▶ [Stored items]
-- BEGIN --

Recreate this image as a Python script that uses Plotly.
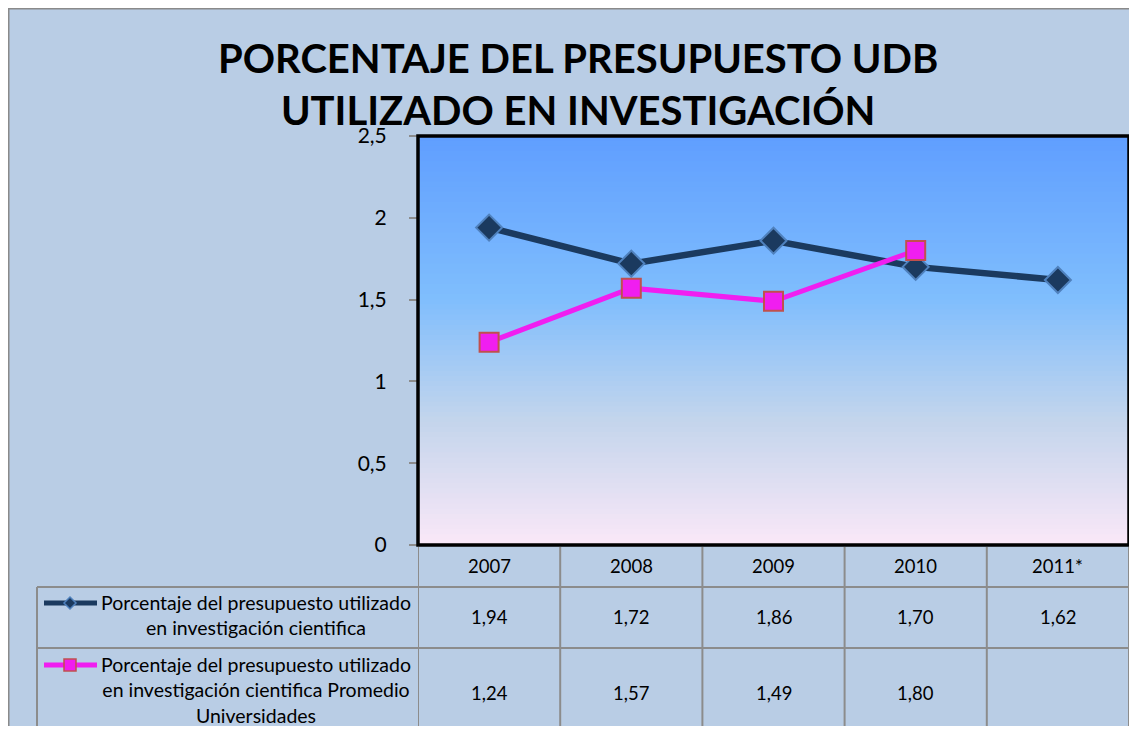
import plotly.graph_objects as go

# page offset of the figure and its size (keeps page inside the window)
OX, OY = 8, 8
W, H = 1121, 718

years = ['2007', '2008', '2009', '2010', '2011*']
udb = [1.94, 1.72, 1.86, 1.70, 1.62]
promedio = [1.24, 1.57, 1.49, 1.80, None]
y_ticks = [0, 0.5, 1, 1.5, 2, 2.5]

name_udb = 'Porcentaje del presupuesto utilizado<br>en investigación cientifica'
name_prom = ('Porcentaje del presupuesto utilizado<br>en investigación cientifica Promedio'
             '<br>Universidades')

navy = '#1b3a5f'
magenta = '#f01ef0'
grid = '#8c8c8c'
FONT = 'Lato'


def px(x):
    return (x - OX) / W


def py(y):
    return 1 - (y - OY) / H


def fmt(v):
    return '' if v is None else '{:.2f}'.format(v).replace('.', ',')


fig = go.Figure()
fig.add_trace(go.Scatter(x=years, y=udb, mode='lines+markers', name='udb',
                         line={'color': navy, 'width': 6.5},
                         marker={'symbol': 'diamond', 'size': 20, 'color': navy,
                                 'line': {'color': '#4f81bd', 'width': 2}}))
fig.add_trace(go.Scatter(x=years, y=promedio, mode='lines+markers', name='promedio',
                         line={'color': magenta, 'width': 5},
                         marker={'symbol': 'square', 'size': 19, 'color': magenta,
                                 'line': {'color': '#c0504d', 'width': 2}}))

shapes = []
# chart background
shapes.append(dict(type='rect', xref='paper', yref='paper', x0=0, x1=1, y0=0, y1=1,
                   fillcolor='#b9cde5', line={'width': 0}, layer='below'))
shapes.append(dict(type='line', xref='paper', yref='paper', x0=0, x1=1, y0=1, y1=1,
                   line={'color': '#8a8a8a', 'width': 3}, layer='below'))
shapes.append(dict(type='line', xref='paper', yref='paper', x0=0, x1=0, y0=0, y1=1,
                   line={'color': '#8a8a8a', 'width': 3}, layer='below'))

# gradient in plot area
stops = [(0.0, (95, 158, 255)), (0.4, (128, 190, 253)), (0.7, (196, 213, 236)),
         (1.0, (250, 232, 248))]
n = 80
for i in range(n):
    t = (i + 0.5) / n
    for (a, ca), (b, cb) in zip(stops[:-1], stops[1:]):
        if a <= t <= b:
            f = (t - a) / (b - a)
            c = tuple(round(ca[k] + (cb[k] - ca[k]) * f) for k in range(3))
            break
    shapes.append(dict(type='rect', xref='x domain', yref='y domain', x0=0, x1=1,
                       y0=1 - (i + 1) / n - 0.001, y1=1 - i / n + 0.001,
                       fillcolor='rgb({},{},{})'.format(*c), line={'width': 0},
                       layer='below'))

# plot frame
shapes.append(dict(type='rect', xref='x domain', yref='y domain', x0=0, x1=1, y0=0, y1=1,
                   line={'color': 'black', 'width': 3.5}))

# data table grid
for k in range(len(years) + 1):
    shapes.append(dict(type='line', xref='x', yref='paper', x0=k - 0.5, x1=k - 0.5,
                       y0=0, y1=py(547), line={'color': grid, 'width': 2}))
for yy in (587, 648):
    shapes.append(dict(type='line', xref='paper', yref='paper', x0=px(37), x1=1,
                       y0=py(yy), y1=py(yy), line={'color': grid, 'width': 2}))
shapes.append(dict(type='line', xref='paper', yref='paper', x0=px(37), x1=px(37),
                   y0=0, y1=py(587), line={'color': grid, 'width': 2}))

# legend keys inside the table
shapes.append(dict(type='line', xref='paper', yref='paper', x0=px(44), x1=px(97),
                   y0=py(603), y1=py(603), line={'color': navy, 'width': 5}))
shapes.append(dict(type='path', xref='paper', yref='paper',
                   path='M {} {} L {} {} L {} {} L {} {} Z'.format(
                       px(64), py(603), px(70), py(597), px(76), py(603), px(70), py(609)),
                   fillcolor=navy, line={'color': '#4f81bd', 'width': 1.5}))
shapes.append(dict(type='line', xref='paper', yref='paper', x0=px(44), x1=px(97),
                   y0=py(665), y1=py(665), line={'color': magenta, 'width': 5}))
shapes.append(dict(type='rect', xref='paper', yref='paper', x0=px(64), x1=px(76),
                   y0=py(671), y1=py(659), fillcolor=magenta,
                   line={'color': '#c0504d', 'width': 1.5}))

annotations = [dict(text='PORCENTAJE DEL PRESUPUESTO UDB<br>UTILIZADO EN INVESTIGACIÓN',
                    xref='paper', yref='paper', x=px(578), y=py(84), showarrow=False,
                    font={'family': FONT, 'size': 40, 'color': 'black', 'weight': 'bold'},
                    xanchor='center', yanchor='middle')]

cell = dict(xref='x', yref='paper', showarrow=False, xanchor='center', yanchor='middle',
            font={'family': FONT, 'size': 18.5})
for i, yr in enumerate(years):
    annotations.append(dict(cell, text=yr, x=i, y=py(566)))
    annotations.append(dict(cell, text=fmt(udb[i]), x=i, y=py(617)))
    annotations.append(dict(cell, text=fmt(promedio[i]), x=i, y=py(693)))

annotations.append(dict(text=name_udb, xref='paper', yref='paper', x=px(256), y=py(615),
                        showarrow=False, align='center', xanchor='center', yanchor='middle',
                        font={'family': FONT, 'size': 19.5}))
annotations.append(dict(text=name_prom, xref='paper', yref='paper', x=px(256), y=py(690),
                        showarrow=False, align='center', xanchor='center', yanchor='middle',
                        font={'family': FONT, 'size': 19.5}))

fig.update_layout(
    width=W, height=H,
    margin={'l': 0, 'r': 0, 't': 0, 'b': 0, 'pad': 0, 'autoexpand': False},
    paper_bgcolor='white', plot_bgcolor='rgba(0,0,0,0)',
    separators=',.',
    showlegend=False,
    font={'family': FONT, 'color': 'black'},
    shapes=shapes, annotations=annotations,
    xaxis={'domain': [px(418), min(1, px(1134))], 'type': 'category', 'range': [-0.5, 4.5],
           'showticklabels': False, 'showgrid': False, 'zeroline': False,
           'showline': False, 'ticks': '', 'automargin': False},
    yaxis={'domain': [py(545), py(136)], 'range': [0, 2.5], 'tickvals': y_ticks,
           'showgrid': False, 'zeroline': False, 'showline': False, 'automargin': False,
           'ticks': 'outside', 'ticklen': 8, 'tickwidth': 2, 'tickcolor': grid,
           'ticklabelstandoff': 18, 'tickfont': {'family': FONT, 'size': 21}},
)

fig.write_html('out.html')
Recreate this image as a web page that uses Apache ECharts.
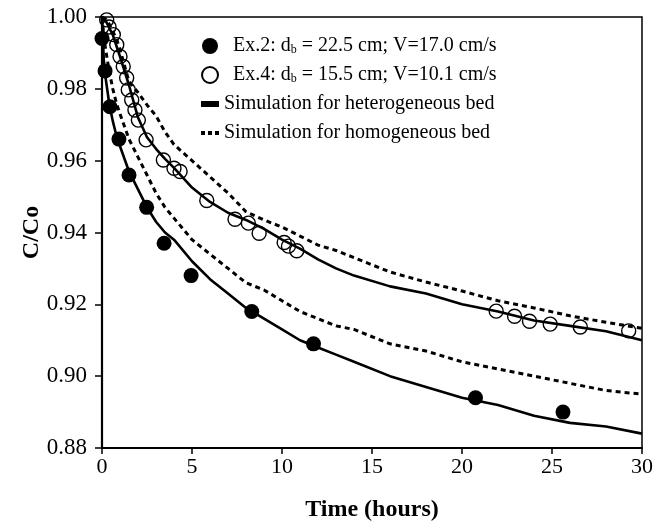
<!DOCTYPE html>
<html>
<head>
<meta charset="utf-8">
<script src="https://cdn.jsdelivr.net/npm/echarts@6/dist/echarts.min.js"></script>
<style>html,body{margin:0;padding:0;background:#fff}#c{width:665px;height:530px}</style>
</head>
<body>
<div id="c"></div>
<script>
// ---- data ----
const ex2Time = [0, 0.17, 0.44, 0.94, 1.5, 2.48, 3.45, 4.95, 8.32, 11.75, 20.75, 25.61];
const ex2Val  = [0.994, 0.985, 0.975, 0.966, 0.956, 0.947, 0.937, 0.928, 0.918, 0.909, 0.894, 0.890];

const ex4Time = [0.26, 0.39, 0.63, 0.82, 1.0, 1.18, 1.37, 1.46, 1.65, 1.83, 2.02, 2.45, 3.41, 4.0, 4.34, 5.82, 7.39, 8.13, 8.73, 10.12, 10.36, 10.82, 21.9, 22.92, 23.75, 24.9, 26.57, 29.26];
const ex4Val  = [0.9992, 0.9972, 0.9951, 0.9923, 0.989, 0.9862, 0.983, 0.9797, 0.9769, 0.9741, 0.9713, 0.9658, 0.9602, 0.9579, 0.957, 0.9489, 0.9437, 0.9426, 0.9398, 0.9372, 0.9362, 0.9349, 0.9181, 0.9167, 0.9153, 0.9145, 0.9137, 0.9126];

const simTime = [0, 0.1, 0.2, 0.4, 0.6, 0.8, 1, 1.5, 2, 2.5, 3, 3.5, 4, 5, 6, 7, 8, 9, 10, 11, 12, 13, 14, 16, 18, 20, 22, 24, 26, 28, 30];
const hetEx2 = [1.000, 0.988, 0.983, 0.976, 0.971, 0.967, 0.964, 0.957, 0.952, 0.947, 0.943, 0.940, 0.938, 0.932, 0.927, 0.923, 0.919, 0.916, 0.913, 0.910, 0.908, 0.906, 0.904, 0.900, 0.897, 0.894, 0.892, 0.889, 0.887, 0.886, 0.884];
const homEx2 = [1.000, 0.995, 0.991, 0.985, 0.980, 0.976, 0.973, 0.966, 0.961, 0.956, 0.951, 0.947, 0.944, 0.938, 0.934, 0.930, 0.926, 0.924, 0.921, 0.918, 0.916, 0.914, 0.913, 0.909, 0.907, 0.904, 0.902, 0.900, 0.898, 0.896, 0.895];
const hetEx4 = [1.000, 0.9995, 0.999, 0.997, 0.995, 0.992, 0.989, 0.981, 0.972, 0.9665, 0.9633, 0.9605, 0.958, 0.9525, 0.9485, 0.9455, 0.9435, 0.941, 0.938, 0.9355, 0.9325, 0.930, 0.928, 0.925, 0.923, 0.920, 0.918, 0.9155, 0.914, 0.9125, 0.910];
const homEx4 = [1.000, 0.9998, 0.9995, 0.998, 0.996, 0.994, 0.991, 0.982, 0.979, 0.9755, 0.9725, 0.968, 0.9645, 0.960, 0.9555, 0.951, 0.9458, 0.9435, 0.9415, 0.939, 0.9365, 0.935, 0.933, 0.929, 0.9262, 0.9237, 0.921, 0.919, 0.9168, 0.915, 0.9133];

const xTicks = { min: 0, max: 30, step: 5 };
const yTicks = { min: 0.88, max: 1.00, step: 0.02 };

const nameEx2 = 'Ex.2';
const nameEx4 = 'Ex.4';
const nameHet = 'Simulation for heterogeneous bed';
const nameHom = 'Simulation for homogeneous bed';
const legendText = {
  'Ex.2': ['Ex.2: d', 'b', ' = 22.5 cm; V=17.0 cm/s'],
  'Ex.4': ['Ex.4: d', 'b', ' = 15.5 cm; V=10.1 cm/s']
};

function pairs(xs, ys) { return xs.map((x, i) => [x, ys[i]]); }

const FONT = 'Liberation Serif';
const chart = echarts.init(document.getElementById('c'), null, { renderer: 'canvas' });

const solid = { color: '#000', width: 2.6, type: 'solid' };
const dotted = { color: '#000', width: 3, type: [5, 4] };
const hidden = { color: 'rgba(0,0,0,0)', borderColor: 'rgba(0,0,0,0)', borderWidth: 0, opacity: 0 };

chart.setOption({
  animation: false,
  backgroundColor: '#fff',
  grid: { left: 102, right: 23, top: 17, bottom: 82, show: true, borderColor: '#000', borderWidth: 1.5, backgroundColor: 'transparent' },
  legend: {
    orient: 'vertical',
    left: 198,
    top: 36,
    padding: 0,
    itemWidth: 18,
    itemHeight: 16,
    itemGap: 9,
    selectedMode: false,
    data: [
      { name: nameEx2 },
      { name: nameEx4 },
      { name: nameHet, lineStyle: { width: 6, type: 'solid', color: '#000' }, itemStyle: hidden },
      { name: nameHom, lineStyle: { width: 4, type: [4, 3], color: '#000' }, itemStyle: hidden }
    ],
    formatter: function (name) {
      if (legendText[name]) {
        const p = legendText[name];
        return '{gap|}{t|' + p[0] + '}{s|' + p[1] + '}{t|' + p[2] + '}';
      }
      return '{t|' + name + '}';
    },
    textStyle: {
      fontFamily: FONT, fontSize: 20, color: '#000',
      rich: {
        gap: { width: 9 },
        t: { fontFamily: FONT, fontSize: 20, color: '#000' },
        s: { fontFamily: FONT, fontSize: 12, color: '#000', verticalAlign: 'bottom' }
      }
    }
  },
  xAxis: {
    type: 'value',
    min: xTicks.min, max: xTicks.max, interval: xTicks.step,
    name: 'Time (hours)',
    nameLocation: 'middle',
    nameGap: 50,
    nameTextStyle: { fontFamily: FONT, fontSize: 24, fontWeight: 'bold', color: '#000' },
    axisLine: { lineStyle: { color: '#000', width: 2.2 } },
    axisTick: { show: true, inside: false, length: 6, lineStyle: { color: '#000', width: 1.5 } },
    axisLabel: { fontFamily: FONT, fontSize: 22, color: '#000', margin: 8 },
    splitLine: { show: false }
  },
  yAxis: {
    type: 'value',
    min: yTicks.min, max: yTicks.max, interval: yTicks.step,
    name: 'C/Co',
    nameLocation: 'middle',
    nameGap: 58,
    nameRotate: 90,
    nameMoveOverlap: false,
    nameTextStyle: { fontFamily: FONT, fontSize: 24, fontWeight: 'bold', color: '#000' },
    axisLine: { show: true, lineStyle: { color: '#000', width: 2.2 } },
    axisTick: { show: true, inside: false, length: 7, lineStyle: { color: '#000', width: 1.5 } },
    axisLabel: { fontFamily: FONT, fontSize: 23, color: '#000', margin: 15, formatter: v => v.toFixed(2) },
    splitLine: { show: false }
  },
  series: [
    { name: nameHet, type: 'line', data: pairs(simTime, hetEx2), symbol: 'none', showSymbol: false, itemStyle: { color: '#000' }, lineStyle: solid, z: 2 },
    { name: nameHet, type: 'line', data: pairs(simTime, hetEx4), symbol: 'none', showSymbol: false, itemStyle: { color: '#000' }, lineStyle: solid, z: 2 },
    { name: nameHom, type: 'line', data: pairs(simTime, homEx2), symbol: 'none', showSymbol: false, itemStyle: { color: '#000' }, lineStyle: dotted, z: 2 },
    { name: nameHom, type: 'line', data: pairs(simTime, homEx4), symbol: 'none', showSymbol: false, itemStyle: { color: '#000' }, lineStyle: dotted, z: 2 },
    { name: nameEx2, type: 'scatter', data: pairs(ex2Time, ex2Val), symbol: 'circle', symbolSize: 15, itemStyle: { color: '#000', opacity: 1 }, z: 4 },
    { name: nameEx4, type: 'scatter', data: pairs(ex4Time, ex4Val), symbol: 'circle', symbolSize: 14, itemStyle: { color: 'rgba(0,0,0,0)', borderColor: '#000', borderWidth: 1.4, opacity: 1 }, z: 5 }
  ]
});
</script>
</body>
</html>
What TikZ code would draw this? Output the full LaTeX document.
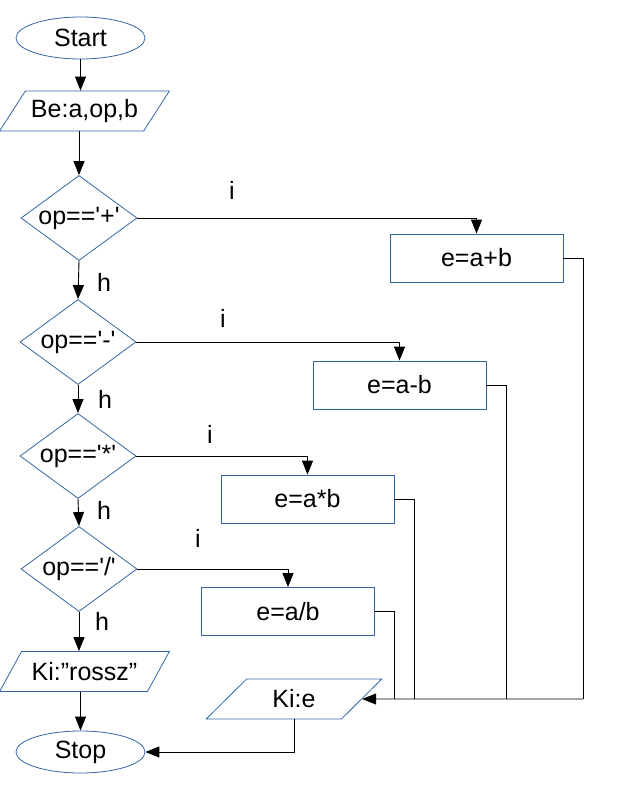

-- END --

▶ [Task brief] Omit the pictures, then repeat exactly each line from the beginning of the listing through the line with "y_ticks = [0, 0.5, 1, 1.5, 2, 2.5]".

▶ [The result]
Recreate this image as a Python script that uses Plotly.
import plotly.graph_objects as go

# page offset of the figure and its size (keeps page inside the window)
OX, OY = 8, 8
W, H = 1121, 718

years = ['2007', '2008', '2009', '2010', '2011*']
udb = [1.94, 1.72, 1.86, 1.70, 1.62]
promedio = [1.24, 1.57, 1.49, 1.80, None]
y_ticks = [0, 0.5, 1, 1.5, 2, 2.5]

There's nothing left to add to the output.